(Entries with chart source code)
+++
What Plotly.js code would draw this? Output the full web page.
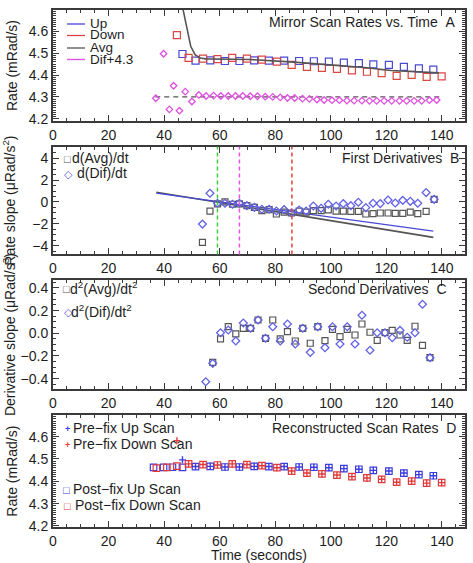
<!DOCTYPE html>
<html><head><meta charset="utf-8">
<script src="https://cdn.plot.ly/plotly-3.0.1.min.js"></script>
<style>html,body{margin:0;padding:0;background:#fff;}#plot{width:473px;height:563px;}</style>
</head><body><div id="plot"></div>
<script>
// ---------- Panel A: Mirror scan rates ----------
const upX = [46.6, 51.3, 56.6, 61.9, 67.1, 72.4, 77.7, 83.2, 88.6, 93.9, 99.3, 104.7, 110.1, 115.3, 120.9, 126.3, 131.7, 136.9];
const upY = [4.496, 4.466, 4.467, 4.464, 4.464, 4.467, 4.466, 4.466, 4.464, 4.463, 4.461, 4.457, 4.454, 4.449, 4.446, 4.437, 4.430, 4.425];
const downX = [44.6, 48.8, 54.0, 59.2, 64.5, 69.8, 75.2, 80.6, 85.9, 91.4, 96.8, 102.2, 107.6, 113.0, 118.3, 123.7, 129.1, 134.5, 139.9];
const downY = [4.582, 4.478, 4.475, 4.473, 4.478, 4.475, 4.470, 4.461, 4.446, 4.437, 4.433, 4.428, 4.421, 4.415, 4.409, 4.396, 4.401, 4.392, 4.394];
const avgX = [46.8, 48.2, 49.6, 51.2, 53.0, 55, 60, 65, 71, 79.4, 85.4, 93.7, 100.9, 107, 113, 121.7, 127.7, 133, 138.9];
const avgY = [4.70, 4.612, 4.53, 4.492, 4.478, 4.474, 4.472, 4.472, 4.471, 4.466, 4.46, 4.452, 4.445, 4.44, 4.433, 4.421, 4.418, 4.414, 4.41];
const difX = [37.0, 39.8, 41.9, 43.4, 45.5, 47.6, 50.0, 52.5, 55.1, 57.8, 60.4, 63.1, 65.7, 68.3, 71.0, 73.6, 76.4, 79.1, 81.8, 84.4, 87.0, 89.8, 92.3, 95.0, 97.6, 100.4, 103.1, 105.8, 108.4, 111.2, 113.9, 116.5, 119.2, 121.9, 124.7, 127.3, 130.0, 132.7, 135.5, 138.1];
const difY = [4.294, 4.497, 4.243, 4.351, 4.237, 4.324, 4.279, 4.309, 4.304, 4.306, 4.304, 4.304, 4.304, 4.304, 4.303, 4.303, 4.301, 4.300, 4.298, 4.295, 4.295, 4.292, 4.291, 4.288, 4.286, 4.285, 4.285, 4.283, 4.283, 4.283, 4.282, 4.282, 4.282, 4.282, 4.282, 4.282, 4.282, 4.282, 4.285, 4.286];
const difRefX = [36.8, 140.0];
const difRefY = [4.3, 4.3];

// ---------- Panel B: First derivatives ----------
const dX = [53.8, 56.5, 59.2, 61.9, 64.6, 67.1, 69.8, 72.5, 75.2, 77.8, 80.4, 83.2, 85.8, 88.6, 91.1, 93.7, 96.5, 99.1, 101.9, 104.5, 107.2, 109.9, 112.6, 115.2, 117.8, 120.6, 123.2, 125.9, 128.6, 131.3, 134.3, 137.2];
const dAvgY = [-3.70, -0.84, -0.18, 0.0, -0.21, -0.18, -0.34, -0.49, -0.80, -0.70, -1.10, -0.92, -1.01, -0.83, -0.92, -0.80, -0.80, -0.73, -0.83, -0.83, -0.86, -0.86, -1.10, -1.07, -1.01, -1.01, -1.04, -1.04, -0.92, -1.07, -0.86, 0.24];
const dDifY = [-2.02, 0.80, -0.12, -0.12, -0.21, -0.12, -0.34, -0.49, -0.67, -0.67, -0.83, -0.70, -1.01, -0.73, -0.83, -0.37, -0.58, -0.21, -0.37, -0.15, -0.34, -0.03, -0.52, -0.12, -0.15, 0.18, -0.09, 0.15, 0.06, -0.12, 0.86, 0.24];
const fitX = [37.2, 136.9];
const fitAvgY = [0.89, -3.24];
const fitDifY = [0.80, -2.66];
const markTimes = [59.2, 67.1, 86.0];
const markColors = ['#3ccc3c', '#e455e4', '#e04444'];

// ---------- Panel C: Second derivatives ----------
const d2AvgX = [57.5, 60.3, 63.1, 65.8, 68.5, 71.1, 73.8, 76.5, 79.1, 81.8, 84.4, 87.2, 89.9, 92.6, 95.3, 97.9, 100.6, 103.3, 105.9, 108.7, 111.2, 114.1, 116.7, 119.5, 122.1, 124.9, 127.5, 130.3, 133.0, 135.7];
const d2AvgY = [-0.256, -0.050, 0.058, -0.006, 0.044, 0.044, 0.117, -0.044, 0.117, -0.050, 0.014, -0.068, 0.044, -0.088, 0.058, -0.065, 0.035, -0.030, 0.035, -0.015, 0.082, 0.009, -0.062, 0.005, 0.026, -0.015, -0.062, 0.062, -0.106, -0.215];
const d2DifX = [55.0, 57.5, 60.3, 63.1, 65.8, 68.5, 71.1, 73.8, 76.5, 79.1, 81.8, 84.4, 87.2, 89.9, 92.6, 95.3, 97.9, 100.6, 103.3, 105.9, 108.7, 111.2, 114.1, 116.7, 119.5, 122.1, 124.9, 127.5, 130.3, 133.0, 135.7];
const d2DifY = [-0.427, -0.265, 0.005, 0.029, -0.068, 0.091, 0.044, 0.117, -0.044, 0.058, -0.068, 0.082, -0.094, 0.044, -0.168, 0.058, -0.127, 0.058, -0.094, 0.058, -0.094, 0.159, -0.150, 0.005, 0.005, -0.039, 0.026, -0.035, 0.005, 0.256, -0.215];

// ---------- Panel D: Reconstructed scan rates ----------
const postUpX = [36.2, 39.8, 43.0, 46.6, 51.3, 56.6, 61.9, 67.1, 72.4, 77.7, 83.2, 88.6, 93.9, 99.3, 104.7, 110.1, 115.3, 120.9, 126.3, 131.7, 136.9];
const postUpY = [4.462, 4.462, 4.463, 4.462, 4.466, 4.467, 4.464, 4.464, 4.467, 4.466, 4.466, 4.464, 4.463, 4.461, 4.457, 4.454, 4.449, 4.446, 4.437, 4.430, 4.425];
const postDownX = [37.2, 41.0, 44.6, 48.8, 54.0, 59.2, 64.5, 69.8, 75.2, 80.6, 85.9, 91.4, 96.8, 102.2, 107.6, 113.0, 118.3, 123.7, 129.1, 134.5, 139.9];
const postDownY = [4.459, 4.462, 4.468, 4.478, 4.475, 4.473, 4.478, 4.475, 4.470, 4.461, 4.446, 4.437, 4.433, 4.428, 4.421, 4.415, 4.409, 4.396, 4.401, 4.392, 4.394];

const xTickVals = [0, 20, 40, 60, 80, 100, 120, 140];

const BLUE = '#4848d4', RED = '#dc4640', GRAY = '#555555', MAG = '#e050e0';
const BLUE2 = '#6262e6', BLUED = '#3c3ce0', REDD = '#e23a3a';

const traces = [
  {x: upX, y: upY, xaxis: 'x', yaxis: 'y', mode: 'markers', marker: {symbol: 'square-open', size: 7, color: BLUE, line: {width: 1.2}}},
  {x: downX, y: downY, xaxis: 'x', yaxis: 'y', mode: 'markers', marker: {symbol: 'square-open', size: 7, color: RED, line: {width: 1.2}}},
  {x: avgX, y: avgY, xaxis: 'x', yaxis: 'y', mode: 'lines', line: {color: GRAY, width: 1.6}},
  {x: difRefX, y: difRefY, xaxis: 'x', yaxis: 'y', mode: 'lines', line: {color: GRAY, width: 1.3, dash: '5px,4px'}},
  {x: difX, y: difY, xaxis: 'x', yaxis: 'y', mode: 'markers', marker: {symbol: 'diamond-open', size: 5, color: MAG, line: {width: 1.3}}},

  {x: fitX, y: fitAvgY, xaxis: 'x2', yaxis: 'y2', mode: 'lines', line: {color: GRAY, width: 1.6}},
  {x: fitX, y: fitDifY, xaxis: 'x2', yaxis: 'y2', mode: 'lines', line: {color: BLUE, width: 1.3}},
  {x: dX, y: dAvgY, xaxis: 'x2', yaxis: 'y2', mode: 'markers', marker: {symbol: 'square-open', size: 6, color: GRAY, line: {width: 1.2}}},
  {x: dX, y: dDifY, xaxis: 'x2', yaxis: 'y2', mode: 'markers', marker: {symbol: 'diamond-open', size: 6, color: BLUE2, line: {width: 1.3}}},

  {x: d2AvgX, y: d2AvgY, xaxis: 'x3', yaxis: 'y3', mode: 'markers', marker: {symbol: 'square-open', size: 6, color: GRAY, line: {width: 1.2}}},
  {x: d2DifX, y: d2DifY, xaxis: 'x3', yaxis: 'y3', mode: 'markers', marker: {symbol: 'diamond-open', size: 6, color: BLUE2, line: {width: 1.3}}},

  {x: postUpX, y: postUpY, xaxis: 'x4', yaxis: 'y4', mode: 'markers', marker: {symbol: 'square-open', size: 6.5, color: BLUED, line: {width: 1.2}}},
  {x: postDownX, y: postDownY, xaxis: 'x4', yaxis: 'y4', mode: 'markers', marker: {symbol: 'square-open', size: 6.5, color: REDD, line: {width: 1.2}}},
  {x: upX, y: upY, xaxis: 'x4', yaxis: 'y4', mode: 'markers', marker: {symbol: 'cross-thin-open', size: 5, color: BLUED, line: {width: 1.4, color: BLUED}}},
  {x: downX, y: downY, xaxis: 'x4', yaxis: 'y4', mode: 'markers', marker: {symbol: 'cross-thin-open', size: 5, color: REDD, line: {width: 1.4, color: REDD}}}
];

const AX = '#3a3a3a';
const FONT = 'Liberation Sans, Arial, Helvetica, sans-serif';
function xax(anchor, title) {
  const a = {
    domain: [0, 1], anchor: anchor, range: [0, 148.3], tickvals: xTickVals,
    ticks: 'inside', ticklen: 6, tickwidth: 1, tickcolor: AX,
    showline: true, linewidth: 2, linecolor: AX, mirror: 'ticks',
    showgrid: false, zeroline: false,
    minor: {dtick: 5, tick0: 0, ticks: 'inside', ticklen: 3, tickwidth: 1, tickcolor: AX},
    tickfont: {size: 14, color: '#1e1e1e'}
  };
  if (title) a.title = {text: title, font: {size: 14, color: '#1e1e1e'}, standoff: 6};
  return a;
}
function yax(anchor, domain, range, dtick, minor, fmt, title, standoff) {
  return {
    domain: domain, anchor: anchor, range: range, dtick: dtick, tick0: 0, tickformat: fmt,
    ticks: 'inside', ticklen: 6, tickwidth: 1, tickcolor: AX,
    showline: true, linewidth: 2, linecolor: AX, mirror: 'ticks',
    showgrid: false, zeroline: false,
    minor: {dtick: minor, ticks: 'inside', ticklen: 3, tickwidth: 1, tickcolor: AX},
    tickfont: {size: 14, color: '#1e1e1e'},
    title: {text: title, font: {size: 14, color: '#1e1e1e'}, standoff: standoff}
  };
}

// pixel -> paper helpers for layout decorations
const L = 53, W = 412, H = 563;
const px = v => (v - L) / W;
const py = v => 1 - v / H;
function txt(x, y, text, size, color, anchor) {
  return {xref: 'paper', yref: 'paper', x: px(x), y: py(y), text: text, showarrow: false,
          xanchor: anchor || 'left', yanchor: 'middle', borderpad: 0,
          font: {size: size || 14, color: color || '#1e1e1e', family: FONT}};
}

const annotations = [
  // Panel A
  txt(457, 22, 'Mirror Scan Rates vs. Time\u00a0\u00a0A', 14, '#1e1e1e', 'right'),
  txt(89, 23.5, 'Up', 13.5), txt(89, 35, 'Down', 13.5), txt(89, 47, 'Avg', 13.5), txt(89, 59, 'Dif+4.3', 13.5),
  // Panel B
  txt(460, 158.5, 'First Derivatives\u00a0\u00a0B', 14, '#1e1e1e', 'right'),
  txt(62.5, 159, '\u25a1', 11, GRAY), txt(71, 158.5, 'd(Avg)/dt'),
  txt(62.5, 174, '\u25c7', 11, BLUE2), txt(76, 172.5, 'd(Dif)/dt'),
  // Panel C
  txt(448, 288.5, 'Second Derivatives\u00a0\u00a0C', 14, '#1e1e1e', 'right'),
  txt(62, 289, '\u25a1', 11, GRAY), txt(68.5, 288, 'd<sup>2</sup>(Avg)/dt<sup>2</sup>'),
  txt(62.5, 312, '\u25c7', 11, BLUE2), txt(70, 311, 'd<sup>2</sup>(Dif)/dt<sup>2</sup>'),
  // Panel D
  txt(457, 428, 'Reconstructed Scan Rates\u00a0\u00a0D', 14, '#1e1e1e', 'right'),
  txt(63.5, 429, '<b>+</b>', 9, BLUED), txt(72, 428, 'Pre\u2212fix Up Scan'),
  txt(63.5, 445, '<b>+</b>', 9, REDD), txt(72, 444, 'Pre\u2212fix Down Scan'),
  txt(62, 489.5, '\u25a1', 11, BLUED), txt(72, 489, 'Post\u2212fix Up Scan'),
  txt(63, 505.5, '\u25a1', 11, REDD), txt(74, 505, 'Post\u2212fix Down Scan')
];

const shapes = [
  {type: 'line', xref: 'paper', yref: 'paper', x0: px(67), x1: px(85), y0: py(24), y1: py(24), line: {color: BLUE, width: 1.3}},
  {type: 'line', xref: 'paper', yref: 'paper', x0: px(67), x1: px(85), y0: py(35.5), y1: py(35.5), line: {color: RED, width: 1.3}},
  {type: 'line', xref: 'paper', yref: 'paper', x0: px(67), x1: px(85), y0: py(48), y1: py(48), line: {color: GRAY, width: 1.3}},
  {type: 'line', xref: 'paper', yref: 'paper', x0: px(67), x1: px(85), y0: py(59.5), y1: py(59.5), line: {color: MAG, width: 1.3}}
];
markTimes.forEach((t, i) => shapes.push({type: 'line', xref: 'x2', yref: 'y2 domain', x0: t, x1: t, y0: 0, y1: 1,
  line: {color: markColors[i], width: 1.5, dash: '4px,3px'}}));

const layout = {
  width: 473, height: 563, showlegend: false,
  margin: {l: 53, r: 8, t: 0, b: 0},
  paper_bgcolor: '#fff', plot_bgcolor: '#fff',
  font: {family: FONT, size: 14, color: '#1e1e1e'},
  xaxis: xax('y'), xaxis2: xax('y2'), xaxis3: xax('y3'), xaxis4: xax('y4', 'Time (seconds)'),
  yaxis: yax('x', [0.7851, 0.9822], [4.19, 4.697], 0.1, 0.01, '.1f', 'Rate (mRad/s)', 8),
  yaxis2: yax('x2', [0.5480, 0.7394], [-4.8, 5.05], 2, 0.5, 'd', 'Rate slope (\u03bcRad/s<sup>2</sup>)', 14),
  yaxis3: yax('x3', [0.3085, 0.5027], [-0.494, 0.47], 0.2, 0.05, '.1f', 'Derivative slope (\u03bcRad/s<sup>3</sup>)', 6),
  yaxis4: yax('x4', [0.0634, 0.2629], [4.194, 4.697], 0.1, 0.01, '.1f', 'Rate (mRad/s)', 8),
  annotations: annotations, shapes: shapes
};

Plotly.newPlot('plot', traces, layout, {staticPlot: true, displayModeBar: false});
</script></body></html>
+++
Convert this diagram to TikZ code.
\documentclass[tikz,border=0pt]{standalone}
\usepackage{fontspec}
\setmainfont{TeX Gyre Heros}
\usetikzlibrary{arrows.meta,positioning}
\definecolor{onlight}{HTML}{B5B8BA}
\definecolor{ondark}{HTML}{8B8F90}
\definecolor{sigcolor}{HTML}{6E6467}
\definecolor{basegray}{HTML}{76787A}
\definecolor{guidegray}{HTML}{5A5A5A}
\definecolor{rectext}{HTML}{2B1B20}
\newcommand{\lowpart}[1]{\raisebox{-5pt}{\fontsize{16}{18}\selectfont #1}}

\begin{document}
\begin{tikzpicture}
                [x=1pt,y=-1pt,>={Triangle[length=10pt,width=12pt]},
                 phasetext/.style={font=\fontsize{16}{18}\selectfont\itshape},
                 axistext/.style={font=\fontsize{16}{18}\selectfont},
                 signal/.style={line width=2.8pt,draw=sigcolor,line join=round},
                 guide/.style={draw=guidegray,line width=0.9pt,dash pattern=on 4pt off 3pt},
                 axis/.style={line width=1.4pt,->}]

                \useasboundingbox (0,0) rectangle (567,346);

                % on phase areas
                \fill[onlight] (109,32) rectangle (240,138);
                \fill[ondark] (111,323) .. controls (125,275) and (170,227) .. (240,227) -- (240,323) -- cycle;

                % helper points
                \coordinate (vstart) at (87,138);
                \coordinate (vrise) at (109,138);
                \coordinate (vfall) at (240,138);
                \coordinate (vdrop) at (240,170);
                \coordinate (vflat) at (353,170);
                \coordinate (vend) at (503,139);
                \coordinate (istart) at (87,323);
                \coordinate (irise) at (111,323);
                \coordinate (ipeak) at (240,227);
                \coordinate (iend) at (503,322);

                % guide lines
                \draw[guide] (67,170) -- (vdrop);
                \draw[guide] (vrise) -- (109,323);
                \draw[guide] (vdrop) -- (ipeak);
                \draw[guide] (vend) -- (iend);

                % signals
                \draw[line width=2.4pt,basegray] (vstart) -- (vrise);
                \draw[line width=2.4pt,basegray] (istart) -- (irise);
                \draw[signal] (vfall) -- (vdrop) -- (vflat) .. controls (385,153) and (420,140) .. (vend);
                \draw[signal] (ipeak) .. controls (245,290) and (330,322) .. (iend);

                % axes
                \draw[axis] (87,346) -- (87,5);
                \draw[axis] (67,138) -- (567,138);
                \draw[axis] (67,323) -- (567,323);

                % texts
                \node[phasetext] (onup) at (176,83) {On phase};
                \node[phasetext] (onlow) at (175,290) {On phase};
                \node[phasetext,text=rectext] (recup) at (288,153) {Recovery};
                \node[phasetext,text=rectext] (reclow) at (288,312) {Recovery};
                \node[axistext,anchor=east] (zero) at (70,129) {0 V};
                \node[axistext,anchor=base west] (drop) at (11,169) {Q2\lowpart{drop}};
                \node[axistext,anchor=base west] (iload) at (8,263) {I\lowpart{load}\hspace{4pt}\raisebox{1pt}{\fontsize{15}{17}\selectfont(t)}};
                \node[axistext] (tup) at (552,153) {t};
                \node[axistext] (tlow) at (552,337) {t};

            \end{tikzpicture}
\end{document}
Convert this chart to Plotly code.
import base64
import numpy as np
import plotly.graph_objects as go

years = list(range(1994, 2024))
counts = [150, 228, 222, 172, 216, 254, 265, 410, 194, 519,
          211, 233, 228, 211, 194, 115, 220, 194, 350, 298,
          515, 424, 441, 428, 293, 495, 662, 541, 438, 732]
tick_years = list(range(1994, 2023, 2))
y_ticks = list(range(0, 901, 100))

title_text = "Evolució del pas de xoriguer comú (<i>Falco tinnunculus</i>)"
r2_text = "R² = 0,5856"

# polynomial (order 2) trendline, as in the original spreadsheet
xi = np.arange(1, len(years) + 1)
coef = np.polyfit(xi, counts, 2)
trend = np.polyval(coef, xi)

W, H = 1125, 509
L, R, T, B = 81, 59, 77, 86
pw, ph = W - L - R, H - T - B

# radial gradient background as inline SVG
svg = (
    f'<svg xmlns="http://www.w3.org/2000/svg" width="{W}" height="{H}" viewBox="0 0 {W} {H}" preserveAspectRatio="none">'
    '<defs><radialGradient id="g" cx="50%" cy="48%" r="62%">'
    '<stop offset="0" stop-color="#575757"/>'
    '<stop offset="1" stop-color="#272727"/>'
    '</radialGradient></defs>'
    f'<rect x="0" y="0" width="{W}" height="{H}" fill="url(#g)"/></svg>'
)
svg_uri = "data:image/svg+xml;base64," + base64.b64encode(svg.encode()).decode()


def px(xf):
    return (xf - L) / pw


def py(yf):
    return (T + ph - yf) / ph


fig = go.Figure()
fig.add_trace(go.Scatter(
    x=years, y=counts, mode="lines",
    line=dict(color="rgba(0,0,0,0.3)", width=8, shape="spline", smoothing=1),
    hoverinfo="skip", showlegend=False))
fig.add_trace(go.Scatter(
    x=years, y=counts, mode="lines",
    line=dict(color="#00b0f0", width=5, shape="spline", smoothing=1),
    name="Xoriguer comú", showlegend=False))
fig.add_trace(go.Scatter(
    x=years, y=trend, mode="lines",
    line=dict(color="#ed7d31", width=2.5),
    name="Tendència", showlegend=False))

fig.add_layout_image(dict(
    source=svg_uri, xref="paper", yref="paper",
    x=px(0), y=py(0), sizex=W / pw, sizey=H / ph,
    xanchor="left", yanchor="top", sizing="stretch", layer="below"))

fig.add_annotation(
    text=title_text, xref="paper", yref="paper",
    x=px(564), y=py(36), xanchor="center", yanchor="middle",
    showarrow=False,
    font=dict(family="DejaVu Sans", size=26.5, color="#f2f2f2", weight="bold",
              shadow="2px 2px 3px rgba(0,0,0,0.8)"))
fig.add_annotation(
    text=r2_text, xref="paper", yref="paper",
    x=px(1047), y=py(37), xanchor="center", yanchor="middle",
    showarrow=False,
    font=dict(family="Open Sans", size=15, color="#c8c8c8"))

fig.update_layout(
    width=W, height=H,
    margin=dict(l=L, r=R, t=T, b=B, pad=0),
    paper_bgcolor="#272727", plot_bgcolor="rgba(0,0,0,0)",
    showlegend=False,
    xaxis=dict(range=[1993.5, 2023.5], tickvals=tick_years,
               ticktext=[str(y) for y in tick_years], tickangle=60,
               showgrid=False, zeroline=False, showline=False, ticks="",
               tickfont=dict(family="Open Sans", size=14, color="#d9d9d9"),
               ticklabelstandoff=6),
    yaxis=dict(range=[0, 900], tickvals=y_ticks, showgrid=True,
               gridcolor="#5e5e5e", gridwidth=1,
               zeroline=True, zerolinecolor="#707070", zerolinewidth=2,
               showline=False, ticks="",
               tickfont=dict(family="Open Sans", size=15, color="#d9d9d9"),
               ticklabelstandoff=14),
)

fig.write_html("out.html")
+++
> **Work to complete**
Only the lines from the one holding "Convert this diagram to TikZ code." through the one holding "(vend) -- (iend);" are wanted; retype them exactly.

> **Solution for this task**
Convert this diagram to TikZ code.
\documentclass[tikz,border=0pt]{standalone}
\usepackage{fontspec}
\setmainfont{TeX Gyre Heros}
\usetikzlibrary{arrows.meta,positioning}
\definecolor{onlight}{HTML}{B5B8BA}
\definecolor{ondark}{HTML}{8B8F90}
\definecolor{sigcolor}{HTML}{6E6467}
\definecolor{basegray}{HTML}{76787A}
\definecolor{guidegray}{HTML}{5A5A5A}
\definecolor{rectext}{HTML}{2B1B20}
\newcommand{\lowpart}[1]{\raisebox{-5pt}{\fontsize{16}{18}\selectfont #1}}

\begin{document}
\begin{tikzpicture}
                [x=1pt,y=-1pt,>={Triangle[length=10pt,width=12pt]},
                 phasetext/.style={font=\fontsize{16}{18}\selectfont\itshape},
                 axistext/.style={font=\fontsize{16}{18}\selectfont},
                 signal/.style={line width=2.8pt,draw=sigcolor,line join=round},
                 guide/.style={draw=guidegray,line width=0.9pt,dash pattern=on 4pt off 3pt},
                 axis/.style={line width=1.4pt,->}]

                \useasboundingbox (0,0) rectangle (567,346);

                % on phase areas
                \fill[onlight] (109,32) rectangle (240,138);
                \fill[ondark] (111,323) .. controls (125,275) and (170,227) .. (240,227) -- (240,323) -- cycle;

                % helper points
                \coordinate (vstart) at (87,138);
                \coordinate (vrise) at (109,138);
                \coordinate (vfall) at (240,138);
                \coordinate (vdrop) at (240,170);
                \coordinate (vflat) at (353,170);
                \coordinate (vend) at (503,139);
                \coordinate (istart) at (87,323);
                \coordinate (irise) at (111,323);
                \coordinate (ipeak) at (240,227);
                \coordinate (iend) at (503,322);

                % guide lines
                \draw[guide] (67,170) -- (vdrop);
                \draw[guide] (vrise) -- (109,323);
                \draw[guide] (vdrop) -- (ipeak);
                \draw[guide] (vend) -- (iend);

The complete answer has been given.